━━━━━ Supplied material ━━━━━
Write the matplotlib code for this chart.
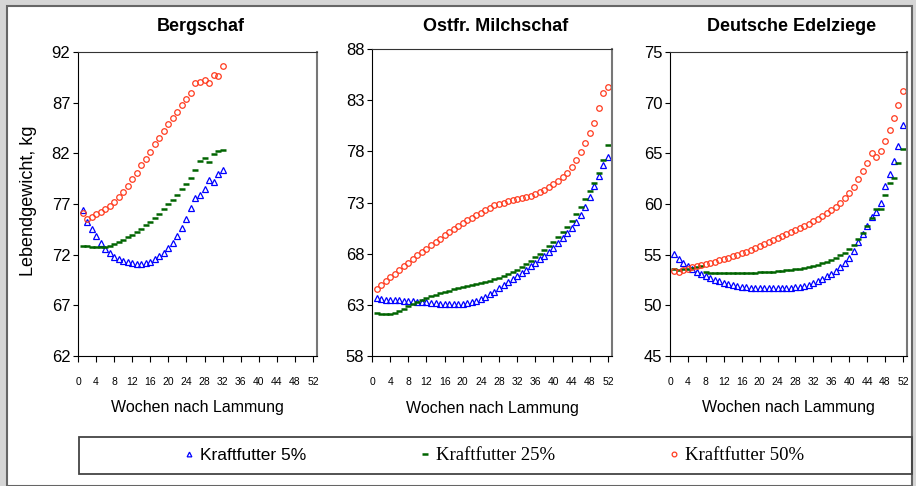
import matplotlib
matplotlib.use('Agg')
import matplotlib.pyplot as plt
from matplotlib.lines import Line2D
from matplotlib.patches import Rectangle

plt.rcParams['font.family'] = ['Liberation Sans', 'DejaVu Sans']

titles = ['Bergschaf', 'Ostfr. Milchschaf', 'Deutsche Edelziege']
series_labels = ['Kraftfutter 5%', 'Kraftfutter 25%', 'Kraftfutter 50%']
xlabel = 'Wochen nach Lammung'
ylabel = 'Lebendgewicht, kg'
xticks = list(range(0, 53, 4))

weeks_berg = list(range(1, 33))
weeks_full = list(range(1, 53))

# Bergschaf (only 32 weeks)
berg_5 = [76.4, 75.25, 74.55, 73.85, 73.2, 72.6, 72.2, 71.8, 71.55, 71.4, 71.25, 71.15,
          71.1, 71.1, 71.15, 71.3, 71.55, 71.85, 72.2, 72.65, 73.2, 73.8, 74.6, 75.5,
          76.6, 77.6, 77.9, 78.45, 79.35, 79.15, 80.0, 80.35]
berg_25 = [72.88, 72.85, 72.8, 72.75, 72.75, 72.8, 72.9, 73.05, 73.25, 73.45, 73.7, 73.95,
           74.25, 74.55, 74.9, 75.25, 75.6, 76.0, 76.5, 77.0, 77.4, 77.9, 78.45, 79.0,
           79.6, 80.4, 81.2, 81.5, 81.1, 81.95, 82.2, 82.33]
berg_50 = [76.1, 75.5, 75.75, 76.0, 76.25, 76.5, 76.85, 77.2, 77.65, 78.2, 78.8, 79.45,
           80.1, 80.8, 81.45, 82.15, 82.9, 83.5, 84.2, 84.85, 85.5, 86.1, 86.75, 87.35,
           88.0, 88.9, 89.05, 89.25, 88.9, 89.75, 89.65, 90.65]

# Ostfr. Milchschaf
milch_5 = [63.65, 63.55, 63.5, 63.5, 63.45, 63.45, 63.4, 63.4, 63.35, 63.3, 63.3, 63.25,
           63.2, 63.15, 63.1, 63.1, 63.05, 63.05, 63.05, 63.1, 63.15, 63.25, 63.4, 63.6,
           63.8, 64.05, 64.3, 64.6, 64.9, 65.2, 65.5, 65.8, 66.1, 66.45, 66.8, 67.1,
           67.45, 67.8, 68.2, 68.6, 69.0, 69.5, 70.0, 70.5, 71.05, 71.8, 72.6, 73.55,
           74.65, 75.6, 76.65, 77.45]
milch_25 = [62.2, 62.15, 62.1, 62.1, 62.2, 62.4, 62.6, 62.85, 63.1, 63.3, 63.5, 63.7,
            63.85, 64.0, 64.15, 64.3, 64.4, 64.5, 64.6, 64.7, 64.8, 64.9, 65.0, 65.1,
            65.2, 65.35, 65.5, 65.65, 65.8, 66.0, 66.25, 66.45, 66.7, 67.0, 67.3, 67.65,
            67.95, 68.35, 68.75, 69.15, 69.65, 70.15, 70.65, 71.2, 71.85, 72.6, 73.3, 74.15,
            74.95, 75.9, 77.15, 78.6]
milch_50 = [64.5, 64.9, 65.3, 65.7, 66.0, 66.4, 66.8, 67.1, 67.5, 67.9, 68.2, 68.5,
            68.8, 69.1, 69.4, 69.8, 70.1, 70.4, 70.7, 71.0, 71.3, 71.5, 71.8, 72.0,
            72.3, 72.5, 72.75, 72.9, 73.0, 73.15, 73.25, 73.3, 73.4, 73.5, 73.6, 73.8,
            74.0, 74.2, 74.5, 74.8, 75.1, 75.45, 75.9, 76.45, 77.15, 77.95, 78.85, 79.8,
            80.8, 82.2, 83.7, 84.3]

# Deutsche Edelziege
ziege_5 = [55.05, 54.56, 54.2, 53.87, 53.58, 53.31, 53.08, 52.88, 52.69, 52.5, 52.36, 52.23,
           52.1, 52.0, 51.9, 51.85, 51.8, 51.75, 51.72, 51.7, 51.68, 51.68, 51.68, 51.68,
           51.7, 51.72, 51.75, 51.8, 51.85, 51.9, 52.05, 52.2, 52.4, 52.6, 52.85, 53.1,
           53.4, 53.75, 54.2, 54.7, 55.4, 56.25, 57.0, 57.85, 58.7, 59.25, 60.1, 61.75,
           62.95, 64.25, 65.75, 67.75]
ziege_25 = [53.55, 53.5, 53.55, 53.6, 53.7, 53.8, 53.85, 53.25, 53.2, 53.2, 53.15, 53.15,
            53.15, 53.15, 53.15, 53.15, 53.2, 53.2, 53.2, 53.25, 53.25, 53.3, 53.3, 53.35,
            53.4, 53.45, 53.5, 53.55, 53.6, 53.7, 53.8, 53.9, 54.0, 54.15, 54.3, 54.5,
            54.7, 54.95, 55.2, 55.55, 55.95, 56.5, 57.1, 57.8, 58.6, 59.5, 59.5, 60.9,
            62.1, 62.6, 64.0, 65.4]
ziege_50 = [53.4, 53.25, 53.45, 53.6, 53.75, 53.9, 54.0, 54.1, 54.2, 54.3, 54.45, 54.55,
            54.7, 54.85, 55.0, 55.15, 55.3, 55.5, 55.65, 55.85, 56.05, 56.25, 56.45, 56.65,
            56.85, 57.05, 57.25, 57.45, 57.65, 57.85, 58.05, 58.3, 58.55, 58.8, 59.1, 59.4,
            59.75, 60.1, 60.6, 61.1, 61.7, 62.5, 63.3, 64.0, 65.0, 64.6, 65.2, 66.2,
            67.3, 68.5, 69.8, 71.2]

panels = [
    (weeks_berg, [berg_5, berg_25, berg_50], (62, 92)),
    (weeks_full, [milch_5, milch_25, milch_50], (58, 88)),
    (weeks_full, [ziege_5, ziege_25, ziege_50], (45, 75)),
]

styles = [
    dict(marker='^', ms=4, mfc='none', mec='#0000ff', mew=0.9),
    dict(marker='_', ms=5, mec='#006400', mew=1.8),
    dict(marker='o', ms=4, mfc='none', mec='#ff3b1f', mew=0.9),
]

W, H = 916, 486
fig = plt.figure(figsize=(W / 100, H / 100), dpi=100, facecolor='#d6d6d6')

# white inner panel
fig.patches.append(Rectangle((7 / W, 0), 905 / W, 480 / H, transform=fig.transFigure,
                             fc='white', ec='#666666', lw=1.5, zorder=-1))

# axes boxes in pixels: left, top, right, bottom
boxes = [(78, 52, 317, 356), (372, 49, 612, 356), (670, 52, 907, 356)]

for i, (weeks, ys, ylim) in enumerate(panels):
    l, t, r, b = boxes[i]
    ax = fig.add_axes([l / W, 1 - b / H, (r - l) / W, (b - t) / H])
    for y, st in zip(ys, styles):
        ax.plot(weeks, y, ls='none', **st)
    ax.set_xlim(0, 52.9)
    ax.set_ylim(*ylim)
    ax.set_xticks(xticks)
    ax.set_yticks(range(ylim[0], ylim[1] + 1, 5))
    ax.tick_params(axis='x', direction='out', length=4, labelsize=7.5, pad=11)
    ax.tick_params(axis='y', direction='out', length=3.5, labelsize=12, pad=2)
    ax.spines['top'].set_color('#333333')
    ax.spines['right'].set_color('#777777')
    ax.spines['right'].set_linewidth(1.5)
    ax.set_title(titles[i], fontsize=13, fontweight='bold', pad=(t - 31) * 0.72, x=0.515)
    ax.set_xlabel(xlabel, fontsize=11.5)
    ax.xaxis.set_label_coords(0.5, -0.145)
    if i == 0:
        ax.set_ylabel(ylabel, fontsize=13)
        ax.yaxis.set_label_coords(-0.17, 0.51)

# legend box and entries
fig.patches.append(Rectangle((79 / W, 1 - 474 / H), 833 / W, 37 / H, transform=fig.transFigure,
                             fill=False, ec='#444444', lw=1.3, zorder=-0.5))
handles = [Line2D([], [], ls='none', **st) for st in styles]
leg = fig.legend(handles, series_labels, loc='center', bbox_to_anchor=(494 / W, 1 - 455.5 / H),
                 ncol=3, frameon=False, handlelength=0.6, handletextpad=0.3,
                 columnspacing=6.3, numpoints=1, markerscale=0.85, prop={'size': 13})
texts = leg.get_texts()
texts[0].set_family(['Liberation Sans', 'DejaVu Sans'])
texts[0].set_fontsize(12.5)
for tx in texts[1:]:
    tx.set_family(['Liberation Serif', 'DejaVu Serif'])
    tx.set_fontsize(13.5)

fig.savefig('out.png', dpi=100, facecolor=fig.get_facecolor())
━━━━━
Up to and including the line containing "weeks_full = list(range(1, 53))", repeat every line from the start of the data, but none of the pictures.

### Response to the exercise
Write the matplotlib code for this chart.
import matplotlib
matplotlib.use('Agg')
import matplotlib.pyplot as plt
from matplotlib.lines import Line2D
from matplotlib.patches import Rectangle

plt.rcParams['font.family'] = ['Liberation Sans', 'DejaVu Sans']

titles = ['Bergschaf', 'Ostfr. Milchschaf', 'Deutsche Edelziege']
series_labels = ['Kraftfutter 5%', 'Kraftfutter 25%', 'Kraftfutter 50%']
xlabel = 'Wochen nach Lammung'
ylabel = 'Lebendgewicht, kg'
xticks = list(range(0, 53, 4))

weeks_berg = list(range(1, 33))
weeks_full = list(range(1, 53))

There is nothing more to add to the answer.